The first tenement retrofit including heat pumps has recently been completed by a pioneering architect agency in a housing association building on Niddrie Road, Glasgow.

But still, I find reason to stall. Perhaps it’s laziness. Or perhaps it’s because our government has taken so long to put up the signposts for how we get ourselves off natural gas. It let hydrogen muddy the boiler water.

We are now starting to see the direction of travel. This grant represents one of those signposts – as does an analysis by Jan Rosenow which found in a review of 32 independent studies that “none of them provides evidence that would support the case for widespread use of hydrogen for heating.”
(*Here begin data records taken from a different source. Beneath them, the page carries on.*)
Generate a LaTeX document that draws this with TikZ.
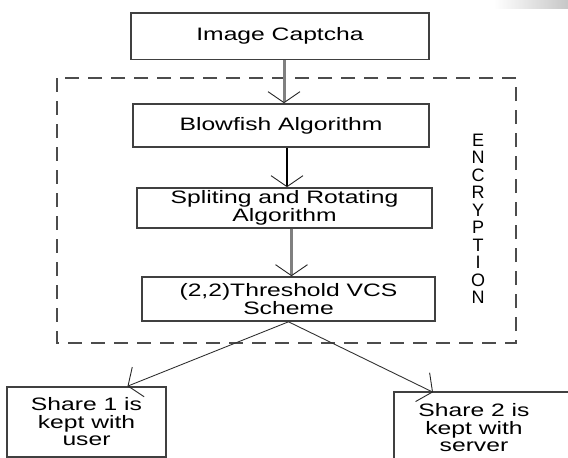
\documentclass[tikz,border=0pt]{standalone}
\usepackage{fontspec}
\setmainfont{Liberation Sans}[FakeStretch=1.37]
\newfontfamily\encfont{Liberation Sans}
\usetikzlibrary{arrows.meta}

\tikzset{
  vtip/.tip={Straight Barb[length=11pt,width=32pt,line width=0.9pt,color=black!85]},
  stepbox/.style={draw=black!75,line width=1.6pt,align=center,inner sep=2pt,
    font={\fontsize{18}{17.5}\selectfont\lineskiplimit=-50pt}},
  stepline/.style={draw=black!75,line width=1.6pt},
  encframe/.style={draw=black!70,line width=1.4pt,dash pattern=on 14pt off 9pt},
  enclabel/.style={align=center,inner sep=0pt,
    font={\encfont\fontsize{18}{17.5}\selectfont\lineskiplimit=-50pt}},
  greyarrow/.style={draw=black!50,line width=3pt,-vtip},
  blackarrow/.style={draw=black,line width=1.6pt,-vtip},
  sharearrow/.style={draw=black!80,line width=0.9pt,-vtip}
}

\begin{document}
\begin{tikzpicture}[x=1pt,y=-1pt]
  \useasboundingbox (0,0) rectangle (568,458);
  \clip (0,0) rectangle (568,458);
  %% smudge top right
  \shade[left color=white,right color=black!22] (494,0) rectangle (568,8);
  %% encryption frame
  \draw[encframe] (57,78) rectangle (516,343);
  \node[enclabel] (enc) at (478,219) {E\\N\\C\\R\\Y\\P\\T\\I\\O\\N};
  %% steps
  \node[stepbox,minimum width=298pt,minimum height=46.5pt] (cap) at (280,36.25) {Image Captcha};
  \node[stepbox,minimum width=296pt,minimum height=43pt] (blow) at (281,125.5) {Blowfish Algorithm};
  \node[stepbox,minimum width=295pt,minimum height=40pt] (split) at (284.5,208) {Spliting and Rotating\\Algorithm};
  \node[stepbox,minimum width=293pt,minimum height=44pt] (thresh) at (288.5,299) {(2,2)Threshold VCS\\Scheme};
  %% shares
  \node[stepbox,minimum width=159pt,minimum height=70pt] (share1) at (86.5,422) {Share 1 is\\kept with\\user};
  \node[stepbox,draw=none,minimum width=158pt,minimum height=70pt] (share2) at (474,428) {Share 2 is\\kept with\\server};
  \draw[stepline] (share2.north west) rectangle ++(190,80);
  %% arrows
  \foreach \a/\b/\s/\d in {cap/blow/greyarrow/4,blow/split/blackarrow/6,split/thresh/greyarrow/7}
    \draw[\s] ([xshift=\d pt]\a.south) -- ([xshift=\d pt]\a.south |- \b.north);
  \draw[sharearrow] (thresh.south) -- ([xshift=41pt]share1.north);
  \draw[sharearrow] (thresh.south) -- ([xshift=-41pt]share2.north);
\end{tikzpicture}
\end{document}
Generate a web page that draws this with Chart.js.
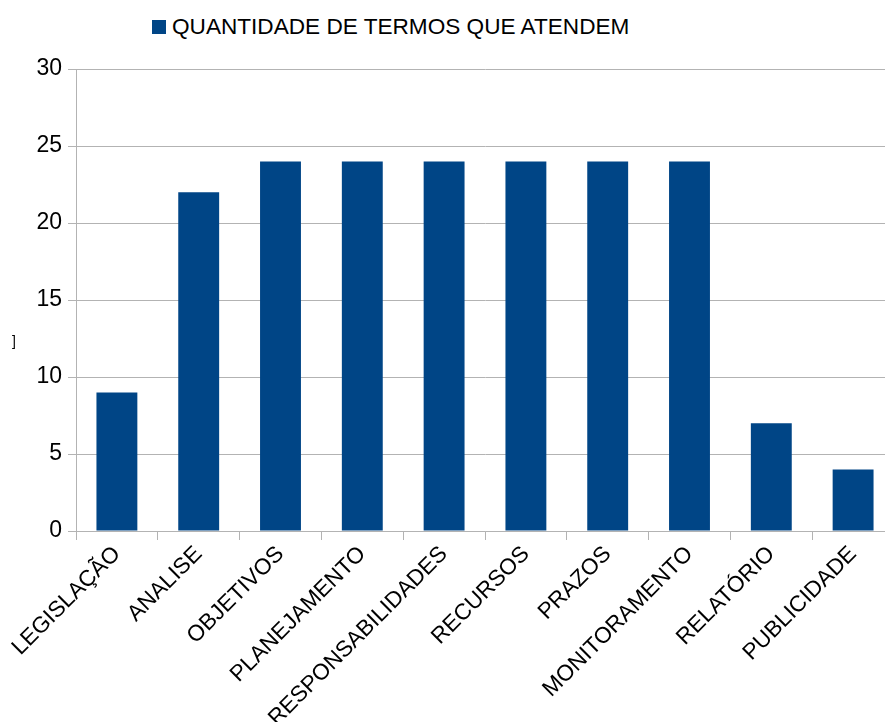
<!DOCTYPE html>
<html>
<head>
<meta charset="utf-8">
<script src="https://cdn.jsdelivr.net/npm/chart.js@4/dist/chart.umd.min.js"></script>
<style>
    body{margin:0;overflow:hidden;background:#fff;font-family:"Liberation Sans",Arial,sans-serif;}
    #legenda{position:absolute;left:152px;top:14px;font-size:22.6px;color:#000;display:flex;align-items:center;}
    #legenda span{display:inline-block;width:14px;height:14px;background:#004586;margin-right:6px;}
    #grafico{position:absolute;left:0;top:0;}
</style>
</head>
<body>
<div id="legenda"><span></span>QUANTIDADE DE TERMOS QUE ATENDEM</div>
<canvas id="grafico" width="900" height="722"></canvas>
<script>
const categorias=['LEGISLAÇÃO','ANALISE','OBJETIVOS','PLANEJAMENTO','RESPONSABILIDADES','RECURSOS','PRAZOS','MONITORAMENTO','RELATÓRIO','PUBLICIDADE'];
const quantidades=[9,22,24,24,24,24,24,24,7,4];
const serie='QUANTIDADE DE TERMOS QUE ATENDEM';
const ticksY=[0,5,10,15,20,25,30];

const cinza='#b3b3b3';
const fonteX={family:'"Liberation Sans", Arial, sans-serif',size:22.5};
const fonteY={family:'"Liberation Sans", Arial, sans-serif',size:23};

//titulo do eixo y (cortado na esquerda)
const tituloY={
    id:'tituloY',
    afterDraw:(chart)=>{
        const ctx=chart.ctx;
        ctx.save();
        ctx.fillStyle='#000';
        ctx.font='14px "Liberation Sans", Arial, sans-serif';
        ctx.textBaseline='middle';
        ctx.fillText(']',12,342);
        ctx.restore();
    }
};

const ctx=document.getElementById('grafico');
const grafico=new Chart(ctx,{
    type:'bar',
    data:{
        labels:categorias,
        datasets:[{
            label:serie,
            data:quantidades,
            backgroundColor:'#004586',
            barPercentage:0.5,
            categoryPercentage:1
        }]
    },
    options:{
        responsive:false,
        animation:false,
        layout:{padding:{top:69,right:6,left:0,bottom:0}},
        plugins:{legend:{display:false},tooltip:{enabled:false}},
        scales:{
            x:{
                grid:{offset:true,drawOnChartArea:false,color:cinza,tickLength:9},
                border:{color:cinza},
                ticks:{color:'#000',font:fonteX,autoSkip:false,minRotation:45,maxRotation:45,padding:1},
                afterFit:(scale)=>{scale.height=191;}
            },
            y:{
                min:0,
                max:30,
                grid:{color:cinza,tickLength:8},
                border:{color:cinza},
                afterBuildTicks:(scale)=>{scale.ticks=ticksY.map(v=>({value:v}));},
                ticks:{color:'#000',font:fonteY,padding:6},
                afterFit:(scale)=>{scale.width=76;}
            }
        }
    },
    plugins:[tituloY]
});
</script>
</body>
</html>
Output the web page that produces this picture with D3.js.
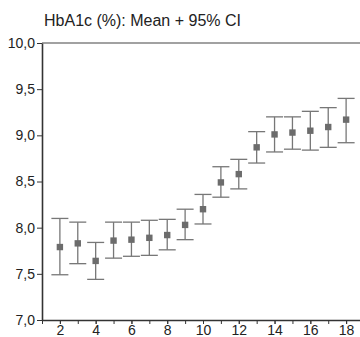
<!DOCTYPE html>
<html>
<head>
<meta charset="utf-8">
<script src="https://cdn.jsdelivr.net/npm/d3@7"></script>
<style>
  body { margin: 0; background: #fff; }
  svg { display: block; font-family: "Liberation Sans", Arial, sans-serif; }
  .axis text { fill: #222; font-size: 14px; }
</style>
</head>
<body>
<script>

// age groups on the x axis
var groups = [2, 3, 4, 5, 6, 7, 8, 9, 10, 11, 12, 13, 14, 15, 16, 17, 18];

// HbA1c mean and 95% CI bounds per group
var means = [7.79, 7.83, 7.64, 7.86, 7.87, 7.89, 7.92, 8.03, 8.20, 8.49, 8.58, 8.87, 9.01, 9.03, 9.05, 9.09, 9.17];
var lower = [7.49, 7.61, 7.44, 7.67, 7.69, 7.70, 7.76, 7.87, 8.04, 8.33, 8.42, 8.70, 8.82, 8.85, 8.84, 8.87, 8.92];
var upper = [8.10, 8.06, 7.84, 8.06, 8.06, 8.08, 8.09, 8.20, 8.36, 8.66, 8.74, 9.04, 9.20, 9.20, 9.26, 9.30, 9.40];

// axis ticks
var yTicks = [7.0, 7.5, 8.0, 8.5, 9.0, 9.5, 10.0];
var xTicks = [2, 4, 6, 8, 10, 12, 14, 16, 18];
var xMinorTicks = [1, 2, 3, 4, 5, 6, 7, 8, 9, 10, 11, 12, 13, 14, 15, 16, 17, 18, 19];

var title = "HbA1c (%): Mean + 95% CI";

window.onload = function() { drawChart(); };

function drawChart() {

  var w = 360,
      h = 337;

  var dataset = groups.map(function(g, i) {
    return {x: g, mean: means[i], lo: lower[i], hi: upper[i]};
  });

  var svg = d3.select("body")
              .append("svg")
              .attr("width", w)
              .attr("height", h);

  // scales
  var xScale = d3.scaleLinear()
                 .domain([1, 19])
                 .range([42, 364]);

  var yScale = d3.scaleLinear()
                 .domain([7, 10])
                 .range([320, 43]);

  var commaFormat = function(d) { return d3.format(".1f")(d).replace(".", ","); };

  // title
  svg.append("text")
     .attr("x", 44)
     .attr("y", 26)
     .style("font-size", "16px")
     .style("fill", "#222")
     .text(title);

  // top frame line
  svg.append("line")
     .attr("x1", xScale(1))
     .attr("x2", w)
     .attr("y1", yScale(10))
     .attr("y2", yScale(10))
     .attr("stroke", "#444")
     .attr("stroke-width", 1.2);

  // minor x ticks
  svg.append("g")
     .attr("class", "x minor")
     .attr("transform", "translate(0," + yScale(7) + ")")
     .call(d3.axisBottom(xScale).tickValues(xMinorTicks).tickSize(4).tickFormat(""))
     .call(function(g) { g.select(".domain").remove(); })
     .selectAll("line").attr("stroke", "#333");

  // x axis
  var xAxis = svg.append("g")
     .attr("class", "x axis")
     .attr("transform", "translate(0," + yScale(7) + ")")
     .call(d3.axisBottom(xScale).tickValues(xTicks).tickSize(4).tickSizeOuter(0).tickPadding(1));
  xAxis.select(".domain").attr("stroke", "#333").attr("stroke-width", 1.5);
  xAxis.selectAll(".tick line").attr("stroke", "#333");

  // y axis
  var yAxis = svg.append("g")
     .attr("class", "y axis")
     .attr("transform", "translate(" + xScale(1) + ",0)")
     .call(d3.axisLeft(yScale).tickValues(yTicks).tickSize(5).tickSizeOuter(0).tickPadding(2).tickFormat(commaFormat));
  yAxis.select(".domain").attr("stroke", "#333").attr("stroke-width", 1.6);
  yAxis.selectAll(".tick line").attr("stroke", "#333");

  // error bars
  var bars = svg.selectAll(".bar")
     .data(dataset)
     .enter().append("g")
     .attr("class", "bar");

  var capW = 8.5;

  bars.append("line")
      .attr("x1", function(d) { return xScale(d.x); })
      .attr("x2", function(d) { return xScale(d.x); })
      .attr("y1", function(d) { return yScale(d.lo); })
      .attr("y2", function(d) { return yScale(d.hi); })
      .attr("stroke", "#777")
      .attr("stroke-width", 1.3);

  bars.append("line")
      .attr("x1", function(d) { return xScale(d.x) - capW; })
      .attr("x2", function(d) { return xScale(d.x) + capW; })
      .attr("y1", function(d) { return yScale(d.hi); })
      .attr("y2", function(d) { return yScale(d.hi); })
      .attr("stroke", "#777")
      .attr("stroke-width", 1.3);

  bars.append("line")
      .attr("x1", function(d) { return xScale(d.x) - capW; })
      .attr("x2", function(d) { return xScale(d.x) + capW; })
      .attr("y1", function(d) { return yScale(d.lo); })
      .attr("y2", function(d) { return yScale(d.lo); })
      .attr("stroke", "#777")
      .attr("stroke-width", 1.3);

  // mean markers
  bars.append("rect")
      .attr("x", function(d) { return xScale(d.x) - 3.2; })
      .attr("y", function(d) { return yScale(d.mean) - 3.2; })
      .attr("width", 6.4)
      .attr("height", 6.4)
      .attr("fill", "#6c6c6c");
}
</script>
</body>
</html>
In other words, if you’re holding back on getting a heat pump because you’re still wondering if the future might be hydrogen, don’t. Perhaps take a look at a recent report authored by Louise Sunderland and Duncan Gibb titled “Taking the burn out of heating for low-income households”.

Sunderland is clear about what technologies she sees as being cost effective in the long term – and these are “heat pumps and district heat”. The report also expresses concern that as wealthier households switch to new forms of heating, low-income households are likely to find themselves stranded on increasingly expensive fossil fuels, or hydrogen.

Sunderland’s paper is a reminder that there is another option too – district heating. A more collective approach is possible. I welcome this grant. But the drive to decarbonise homes has to push harder again. It has to work for everyone and signal a way in which we all move together, rather than one by one.